## Exercise:
Would you transcribe the listing that follows, character for character, and omit its images?

## Supplied material:

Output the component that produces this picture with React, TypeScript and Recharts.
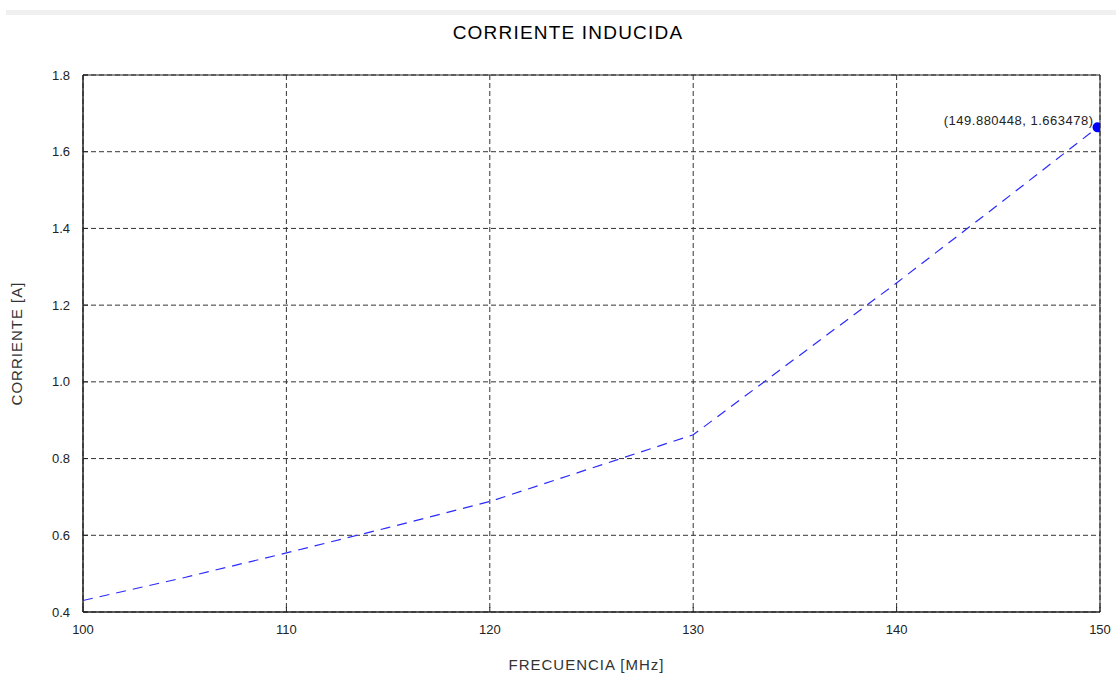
import { LineChart, Line, XAxis, YAxis, CartesianGrid, ReferenceArea, Label } from 'recharts'

// frecuencia [MHz] vs corriente inducida [A]
const frecuencia = [100, 105, 110, 115, 120, 125, 130, 135, 140, 145, 149.880448]
const corriente = [0.43, 0.49, 0.554, 0.62, 0.688, 0.775, 0.862, 1.06, 1.258, 1.462, 1.663478]
const xTicks = [100, 110, 120, 130, 140, 150]
const yTicks = [0.4, 0.6, 0.8, 1.0, 1.2, 1.4, 1.6, 1.8]

const data = frecuencia.map((f, i) => ({ f, i: corriente[i] }))

const font = '"Liberation Sans", Arial, sans-serif'

const LastDot = (props: any) => {
  const { cx, cy, index } = props
  if (index !== data.length - 1) return <g key={`d${index}`} />
  return (
    <g key={`d${index}`}>
      <text x={cx - 4} y={cy - 2} textAnchor="end" fontSize={13} letterSpacing={0.5} fontFamily={font} fill="#222">
        {`(${frecuencia[index]}, ${corriente[index].toFixed(6)})`}
      </text>
      <circle cx={cx} cy={cy} r={5} fill="#0000ff" />
    </g>
  )
}

const App = () => {
  return (
    <div style={{ position: 'absolute', left: 0, top: 0, width: 1116, height: 679, background: 'white' }}>
      <div style={{ position: 'absolute', left: 6, top: 10, width: 1110, height: 5, background: '#f0f0f0' }} />
      <div
        style={{
          position: 'absolute', left: 0, top: 22, width: 1136, textAlign: 'center',
          fontFamily: font, fontSize: 19, color: '#000', letterSpacing: 1.2,
        }}
      >
        CORRIENTE INDUCIDA
      </div>
      <LineChart
        width={1116}
        height={679}
        data={data}
        margin={{ top: 75, right: 16, left: 0, bottom: 0 }}
        style={{ position: 'absolute', left: 0, top: 0 }}
      >
        <CartesianGrid stroke="#333" strokeDasharray="5 3" />
        <XAxis
          dataKey="f"
          type="number"
          domain={[100, 150]}
          ticks={xTicks}
          allowDataOverflow
          height={67}
          axisLine={{ stroke: '#222' }}
          tickLine={{ stroke: '#222' }}
          tickSize={-5}
          tickMargin={18}
          tick={{ fontSize: 13, fill: '#222', fontFamily: font }}
        >
          <Label value="FRECUENCIA [MHz]" position="insideBottom" offset={9} dx={-5} fontSize={15} letterSpacing={1} fill="#333" fontFamily={font} />
        </XAxis>
        <YAxis
          type="number"
          domain={[0.4, 1.8]}
          ticks={yTicks}
          allowDataOverflow
          width={83}
          axisLine={{ stroke: '#222' }}
          tickLine={{ stroke: '#222' }}
          tickSize={-5}
          tickMargin={18}
          tickFormatter={(v: number) => v.toFixed(1)}
          tick={{ fontSize: 13, fill: '#222', fontFamily: font }}
        >
          <Label value="CORRIENTE [A]" angle={-90} position="insideLeft" offset={17} textAnchor="middle" fontSize={15} letterSpacing={1} fill="#333" fontFamily={font} />
        </YAxis>
        <ReferenceArea x1={100} x2={150} y1={0.4} y2={1.8} fill="none" stroke="#222" strokeWidth={1} ifOverflow="visible" />
        <Line
          type="linear"
          dataKey="i"
          stroke="#2a2aff"
          strokeWidth={1.2}
          strokeDasharray="10 7"
          dot={LastDot}
          activeDot={false}
          isAnimationActive={false}
        />
      </LineChart>
    </div>
  )
}

export default App
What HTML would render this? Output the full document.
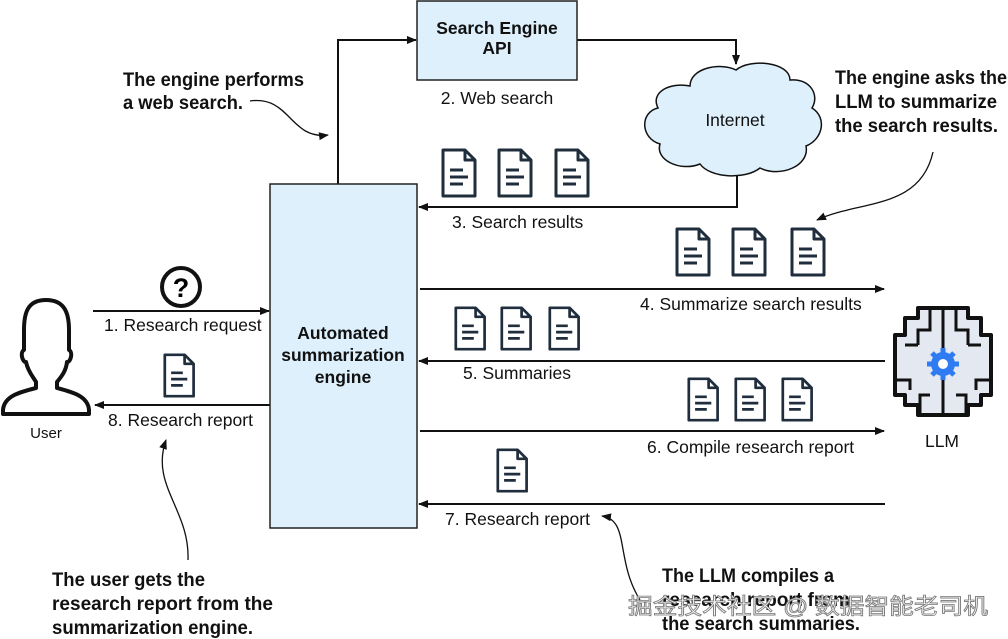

## Answer for the task:
Output the component that produces this picture with React, TypeScript and Recharts.
import { LineChart, Line, XAxis, YAxis, CartesianGrid, ReferenceArea, Label } from 'recharts'

// frecuencia [MHz] vs corriente inducida [A]
const frecuencia = [100, 105, 110, 115, 120, 125, 130, 135, 140, 145, 149.880448]
const corriente = [0.43, 0.49, 0.554, 0.62, 0.688, 0.775, 0.862, 1.06, 1.258, 1.462, 1.663478]
const xTicks = [100, 110, 120, 130, 140, 150]
const yTicks = [0.4, 0.6, 0.8, 1.0, 1.2, 1.4, 1.6, 1.8]

const data = frecuencia.map((f, i) => ({ f, i: corriente[i] }))

const font = '"Liberation Sans", Arial, sans-serif'

const LastDot = (props: any) => {
  const { cx, cy, index } = props
  if (index !== data.length - 1) return <g key={`d${index}`} />
  return (
    <g key={`d${index}`}>
      <text x={cx - 4} y={cy - 2} textAnchor="end" fontSize={13} letterSpacing={0.5} fontFamily={font} fill="#222">
        {`(${frecuencia[index]}, ${corriente[index].toFixed(6)})`}
      </text>
      <circle cx={cx} cy={cy} r={5} fill="#0000ff" />
    </g>
  )
}

const App = () => {
  return (
    <div style={{ position: 'absolute', left: 0, top: 0, width: 1116, height: 679, background: 'white' }}>
      <div style={{ position: 'absolute', left: 6, top: 10, width: 1110, height: 5, background: '#f0f0f0' }} />
      <div
        style={{
          position: 'absolute', left: 0, top: 22, width: 1136, textAlign: 'center',
          fontFamily: font, fontSize: 19, color: '#000', letterSpacing: 1.2,
        }}
      >
        CORRIENTE INDUCIDA
      </div>
      <LineChart
        width={1116}
        height={679}
        data={data}
        margin={{ top: 75, right: 16, left: 0, bottom: 0 }}
        style={{ position: 'absolute', left: 0, top: 0 }}
      >
        <CartesianGrid stroke="#333" strokeDasharray="5 3" />
        <XAxis
          dataKey="f"
          type="number"
          domain={[100, 150]}
          ticks={xTicks}
          allowDataOverflow
          height={67}
          axisLine={{ stroke: '#222' }}
          tickLine={{ stroke: '#222' }}
          tickSize={-5}
          tickMargin={18}
          tick={{ fontSize: 13, fill: '#222', fontFamily: font }}
        >
          <Label value="FRECUENCIA [MHz]" position="insideBottom" offset={9} dx={-5} fontSize={15} letterSpacing={1} fill="#333" fontFamily={font} />
        </XAxis>
        <YAxis
          type="number"
          domain={[0.4, 1.8]}
          ticks={yTicks}
          allowDataOverflow
          width={83}
          axisLine={{ stroke: '#222' }}
          tickLine={{ stroke: '#222' }}
          tickSize={-5}
          tickMargin={18}
          tickFormatter={(v: number) => v.toFixed(1)}
          tick={{ fontSize: 13, fill: '#222', fontFamily: font }}
        >
          <Label value="CORRIENTE [A]" angle={-90} position="insideLeft" offset={17} textAnchor="middle" fontSize={15} letterSpacing={1} fill="#333" fontFamily={font} />
        </YAxis>
        <ReferenceArea x1={100} x2={150} y1={0.4} y2={1.8} fill="none" stroke="#222" strokeWidth={1} ifOverflow="visible" />
        <Line
          type="linear"
          dataKey="i"
          stroke="#2a2aff"
          strokeWidth={1.2}
          strokeDasharray="10 7"
          dot={LastDot}
          activeDot={false}
          isAnimationActive={false}
        />
      </LineChart>
    </div>
  )
}

export default App
What HTML would render this? Output the full document.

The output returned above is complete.